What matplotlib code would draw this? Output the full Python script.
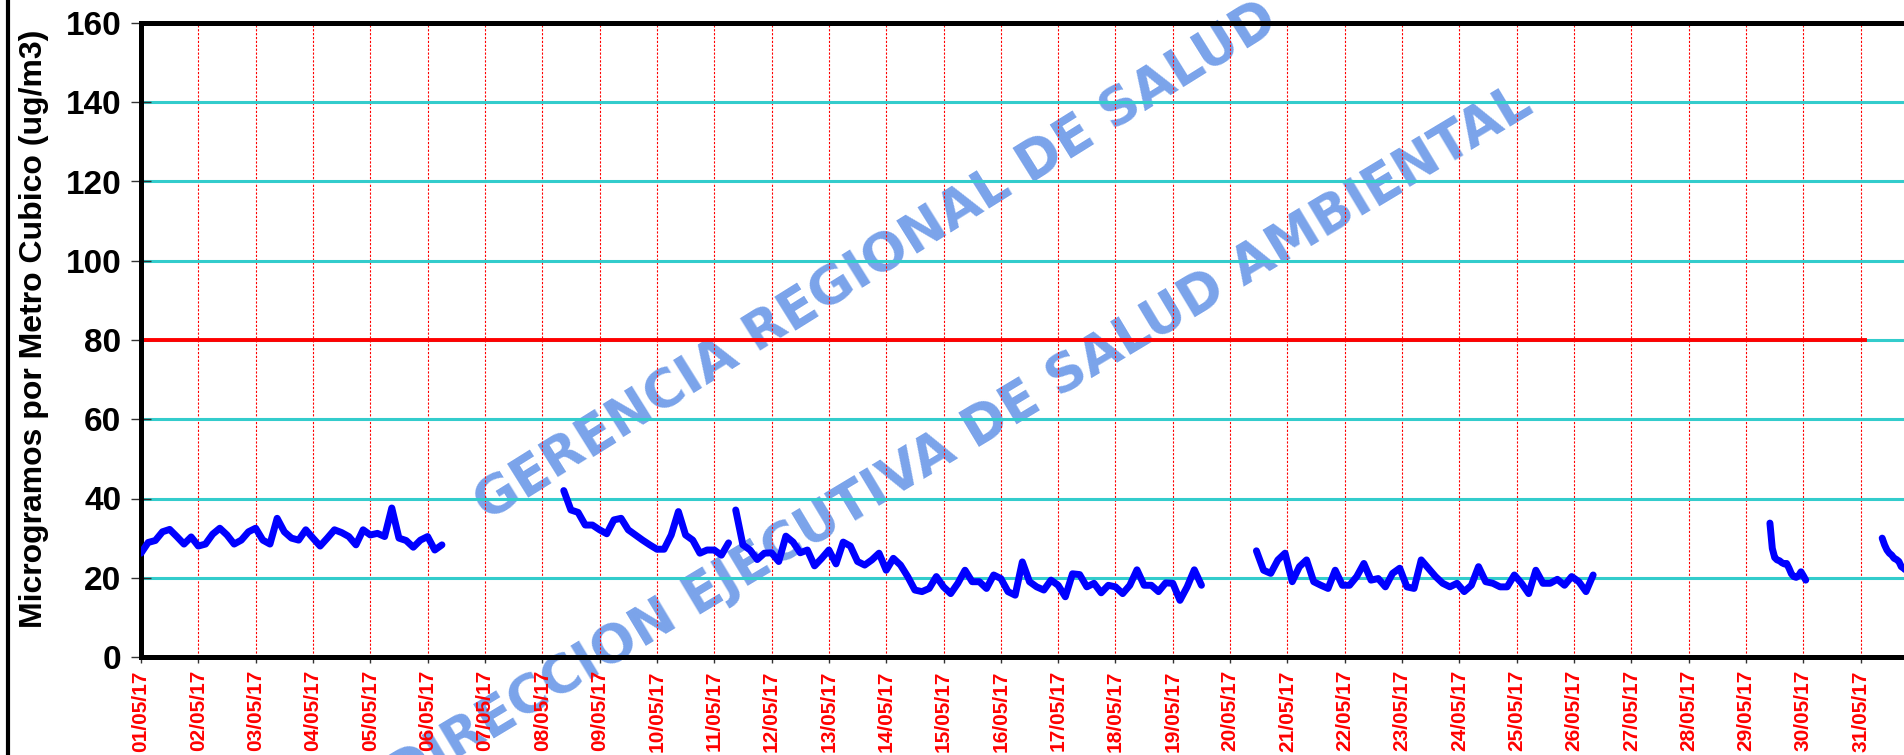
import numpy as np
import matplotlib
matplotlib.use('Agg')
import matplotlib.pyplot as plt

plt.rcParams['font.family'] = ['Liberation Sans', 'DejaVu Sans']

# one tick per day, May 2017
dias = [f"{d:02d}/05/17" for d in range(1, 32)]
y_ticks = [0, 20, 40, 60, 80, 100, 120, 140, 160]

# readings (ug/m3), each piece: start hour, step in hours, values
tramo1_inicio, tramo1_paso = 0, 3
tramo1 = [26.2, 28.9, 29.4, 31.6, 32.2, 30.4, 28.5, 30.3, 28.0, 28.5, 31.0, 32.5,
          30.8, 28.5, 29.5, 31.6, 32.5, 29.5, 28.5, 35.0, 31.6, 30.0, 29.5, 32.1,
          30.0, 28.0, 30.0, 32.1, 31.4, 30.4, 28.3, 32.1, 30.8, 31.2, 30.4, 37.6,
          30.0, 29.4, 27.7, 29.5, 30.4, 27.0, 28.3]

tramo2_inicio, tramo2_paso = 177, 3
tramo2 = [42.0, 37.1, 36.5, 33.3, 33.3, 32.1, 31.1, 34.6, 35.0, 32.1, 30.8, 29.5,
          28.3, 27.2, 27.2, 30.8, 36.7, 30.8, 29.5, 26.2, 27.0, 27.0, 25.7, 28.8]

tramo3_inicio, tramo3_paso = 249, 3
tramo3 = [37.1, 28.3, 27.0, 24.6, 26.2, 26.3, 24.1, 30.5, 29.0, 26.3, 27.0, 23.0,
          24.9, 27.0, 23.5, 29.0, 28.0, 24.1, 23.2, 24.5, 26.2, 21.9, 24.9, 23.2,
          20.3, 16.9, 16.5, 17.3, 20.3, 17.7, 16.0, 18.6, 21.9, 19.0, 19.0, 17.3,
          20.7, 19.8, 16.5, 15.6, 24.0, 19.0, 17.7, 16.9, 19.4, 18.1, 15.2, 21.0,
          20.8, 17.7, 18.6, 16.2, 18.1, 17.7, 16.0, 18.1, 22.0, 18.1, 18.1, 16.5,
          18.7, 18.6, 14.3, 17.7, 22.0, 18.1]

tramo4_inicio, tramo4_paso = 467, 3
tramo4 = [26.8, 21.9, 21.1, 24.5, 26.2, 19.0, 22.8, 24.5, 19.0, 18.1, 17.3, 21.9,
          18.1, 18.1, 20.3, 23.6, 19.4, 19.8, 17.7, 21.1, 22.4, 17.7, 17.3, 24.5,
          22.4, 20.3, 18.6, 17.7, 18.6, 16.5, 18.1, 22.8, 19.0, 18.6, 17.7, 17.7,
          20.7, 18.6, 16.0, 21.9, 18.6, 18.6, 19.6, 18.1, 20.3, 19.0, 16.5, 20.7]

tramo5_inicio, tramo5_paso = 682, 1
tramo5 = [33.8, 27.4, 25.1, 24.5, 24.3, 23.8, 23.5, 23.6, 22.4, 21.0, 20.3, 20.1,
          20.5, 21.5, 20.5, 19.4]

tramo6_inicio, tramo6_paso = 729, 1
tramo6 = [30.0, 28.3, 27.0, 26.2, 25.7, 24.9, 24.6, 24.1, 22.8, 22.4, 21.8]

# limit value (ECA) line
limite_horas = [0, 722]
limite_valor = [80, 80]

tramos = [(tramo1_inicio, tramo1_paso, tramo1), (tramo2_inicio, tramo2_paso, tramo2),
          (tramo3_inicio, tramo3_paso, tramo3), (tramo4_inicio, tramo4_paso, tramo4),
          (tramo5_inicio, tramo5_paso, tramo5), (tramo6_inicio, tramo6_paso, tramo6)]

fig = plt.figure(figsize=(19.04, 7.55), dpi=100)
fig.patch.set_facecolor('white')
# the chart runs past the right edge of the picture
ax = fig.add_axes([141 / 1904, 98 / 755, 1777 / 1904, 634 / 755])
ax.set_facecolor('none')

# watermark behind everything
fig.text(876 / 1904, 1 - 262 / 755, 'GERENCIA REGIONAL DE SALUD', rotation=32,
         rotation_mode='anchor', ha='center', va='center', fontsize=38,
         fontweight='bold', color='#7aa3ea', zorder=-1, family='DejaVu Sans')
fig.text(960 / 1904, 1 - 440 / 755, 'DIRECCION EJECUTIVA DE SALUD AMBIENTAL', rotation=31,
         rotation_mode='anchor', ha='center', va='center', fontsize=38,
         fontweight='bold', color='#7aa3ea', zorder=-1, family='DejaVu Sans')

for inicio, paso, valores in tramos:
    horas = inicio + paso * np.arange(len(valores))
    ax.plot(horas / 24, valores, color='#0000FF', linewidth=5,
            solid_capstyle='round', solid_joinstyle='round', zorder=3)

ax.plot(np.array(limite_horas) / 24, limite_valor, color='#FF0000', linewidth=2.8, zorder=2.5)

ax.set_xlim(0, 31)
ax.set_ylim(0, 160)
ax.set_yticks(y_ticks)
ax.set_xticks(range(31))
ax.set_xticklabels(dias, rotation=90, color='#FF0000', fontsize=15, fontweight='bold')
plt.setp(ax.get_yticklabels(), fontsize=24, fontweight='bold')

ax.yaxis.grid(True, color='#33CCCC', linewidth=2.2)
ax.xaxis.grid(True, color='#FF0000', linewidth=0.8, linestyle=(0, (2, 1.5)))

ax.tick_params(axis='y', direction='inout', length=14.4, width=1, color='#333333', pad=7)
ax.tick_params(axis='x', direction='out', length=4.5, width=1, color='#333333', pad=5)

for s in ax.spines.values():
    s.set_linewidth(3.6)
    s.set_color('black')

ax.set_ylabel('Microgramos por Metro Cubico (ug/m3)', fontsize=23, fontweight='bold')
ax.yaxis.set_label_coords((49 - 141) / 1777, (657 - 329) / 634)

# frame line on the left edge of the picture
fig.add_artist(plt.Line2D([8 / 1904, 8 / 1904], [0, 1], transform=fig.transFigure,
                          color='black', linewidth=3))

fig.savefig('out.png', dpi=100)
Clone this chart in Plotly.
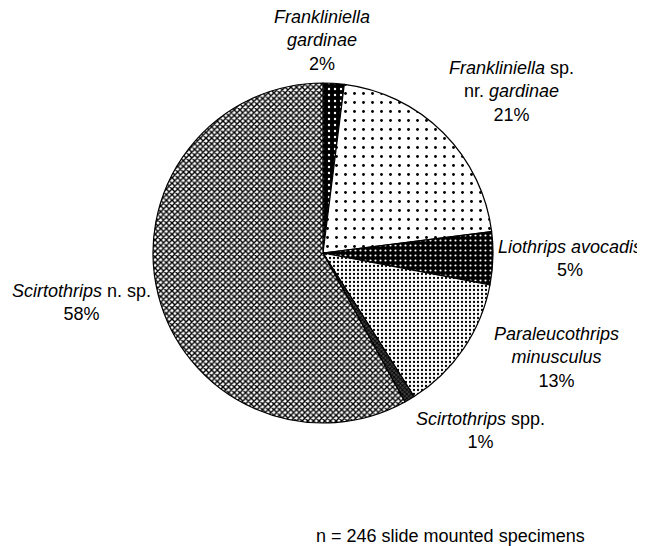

**What needs to be done**:
Except for the pictures, give all the material above again verbatim.

**Right answer**:
What matplotlib code would draw this? Output the full Python script.
import numpy as np
import matplotlib
matplotlib.use('Agg')
import matplotlib.pyplot as plt

plt.rcParams['font.family'] = ['Liberation Sans', 'DejaVu Sans']

# one tick per day, May 2017
dias = [f"{d:02d}/05/17" for d in range(1, 32)]
y_ticks = [0, 20, 40, 60, 80, 100, 120, 140, 160]

# readings (ug/m3), each piece: start hour, step in hours, values
tramo1_inicio, tramo1_paso = 0, 3
tramo1 = [26.2, 28.9, 29.4, 31.6, 32.2, 30.4, 28.5, 30.3, 28.0, 28.5, 31.0, 32.5,
          30.8, 28.5, 29.5, 31.6, 32.5, 29.5, 28.5, 35.0, 31.6, 30.0, 29.5, 32.1,
          30.0, 28.0, 30.0, 32.1, 31.4, 30.4, 28.3, 32.1, 30.8, 31.2, 30.4, 37.6,
          30.0, 29.4, 27.7, 29.5, 30.4, 27.0, 28.3]

tramo2_inicio, tramo2_paso = 177, 3
tramo2 = [42.0, 37.1, 36.5, 33.3, 33.3, 32.1, 31.1, 34.6, 35.0, 32.1, 30.8, 29.5,
          28.3, 27.2, 27.2, 30.8, 36.7, 30.8, 29.5, 26.2, 27.0, 27.0, 25.7, 28.8]

tramo3_inicio, tramo3_paso = 249, 3
tramo3 = [37.1, 28.3, 27.0, 24.6, 26.2, 26.3, 24.1, 30.5, 29.0, 26.3, 27.0, 23.0,
          24.9, 27.0, 23.5, 29.0, 28.0, 24.1, 23.2, 24.5, 26.2, 21.9, 24.9, 23.2,
          20.3, 16.9, 16.5, 17.3, 20.3, 17.7, 16.0, 18.6, 21.9, 19.0, 19.0, 17.3,
          20.7, 19.8, 16.5, 15.6, 24.0, 19.0, 17.7, 16.9, 19.4, 18.1, 15.2, 21.0,
          20.8, 17.7, 18.6, 16.2, 18.1, 17.7, 16.0, 18.1, 22.0, 18.1, 18.1, 16.5,
          18.7, 18.6, 14.3, 17.7, 22.0, 18.1]

tramo4_inicio, tramo4_paso = 467, 3
tramo4 = [26.8, 21.9, 21.1, 24.5, 26.2, 19.0, 22.8, 24.5, 19.0, 18.1, 17.3, 21.9,
          18.1, 18.1, 20.3, 23.6, 19.4, 19.8, 17.7, 21.1, 22.4, 17.7, 17.3, 24.5,
          22.4, 20.3, 18.6, 17.7, 18.6, 16.5, 18.1, 22.8, 19.0, 18.6, 17.7, 17.7,
          20.7, 18.6, 16.0, 21.9, 18.6, 18.6, 19.6, 18.1, 20.3, 19.0, 16.5, 20.7]

tramo5_inicio, tramo5_paso = 682, 1
tramo5 = [33.8, 27.4, 25.1, 24.5, 24.3, 23.8, 23.5, 23.6, 22.4, 21.0, 20.3, 20.1,
          20.5, 21.5, 20.5, 19.4]

tramo6_inicio, tramo6_paso = 729, 1
tramo6 = [30.0, 28.3, 27.0, 26.2, 25.7, 24.9, 24.6, 24.1, 22.8, 22.4, 21.8]

# limit value (ECA) line
limite_horas = [0, 722]
limite_valor = [80, 80]

tramos = [(tramo1_inicio, tramo1_paso, tramo1), (tramo2_inicio, tramo2_paso, tramo2),
          (tramo3_inicio, tramo3_paso, tramo3), (tramo4_inicio, tramo4_paso, tramo4),
          (tramo5_inicio, tramo5_paso, tramo5), (tramo6_inicio, tramo6_paso, tramo6)]

fig = plt.figure(figsize=(19.04, 7.55), dpi=100)
fig.patch.set_facecolor('white')
# the chart runs past the right edge of the picture
ax = fig.add_axes([141 / 1904, 98 / 755, 1777 / 1904, 634 / 755])
ax.set_facecolor('none')

# watermark behind everything
fig.text(876 / 1904, 1 - 262 / 755, 'GERENCIA REGIONAL DE SALUD', rotation=32,
         rotation_mode='anchor', ha='center', va='center', fontsize=38,
         fontweight='bold', color='#7aa3ea', zorder=-1, family='DejaVu Sans')
fig.text(960 / 1904, 1 - 440 / 755, 'DIRECCION EJECUTIVA DE SALUD AMBIENTAL', rotation=31,
         rotation_mode='anchor', ha='center', va='center', fontsize=38,
         fontweight='bold', color='#7aa3ea', zorder=-1, family='DejaVu Sans')

for inicio, paso, valores in tramos:
    horas = inicio + paso * np.arange(len(valores))
    ax.plot(horas / 24, valores, color='#0000FF', linewidth=5,
            solid_capstyle='round', solid_joinstyle='round', zorder=3)

ax.plot(np.array(limite_horas) / 24, limite_valor, color='#FF0000', linewidth=2.8, zorder=2.5)

ax.set_xlim(0, 31)
ax.set_ylim(0, 160)
ax.set_yticks(y_ticks)
ax.set_xticks(range(31))
ax.set_xticklabels(dias, rotation=90, color='#FF0000', fontsize=15, fontweight='bold')
plt.setp(ax.get_yticklabels(), fontsize=24, fontweight='bold')

ax.yaxis.grid(True, color='#33CCCC', linewidth=2.2)
ax.xaxis.grid(True, color='#FF0000', linewidth=0.8, linestyle=(0, (2, 1.5)))

ax.tick_params(axis='y', direction='inout', length=14.4, width=1, color='#333333', pad=7)
ax.tick_params(axis='x', direction='out', length=4.5, width=1, color='#333333', pad=5)

for s in ax.spines.values():
    s.set_linewidth(3.6)
    s.set_color('black')

ax.set_ylabel('Microgramos por Metro Cubico (ug/m3)', fontsize=23, fontweight='bold')
ax.yaxis.set_label_coords((49 - 141) / 1777, (657 - 329) / 634)

# frame line on the left edge of the picture
fig.add_artist(plt.Line2D([8 / 1904, 8 / 1904], [0, 1], transform=fig.transFigure,
                          color='black', linewidth=3))

fig.savefig('out.png', dpi=100)
Clone this chart in Plotly.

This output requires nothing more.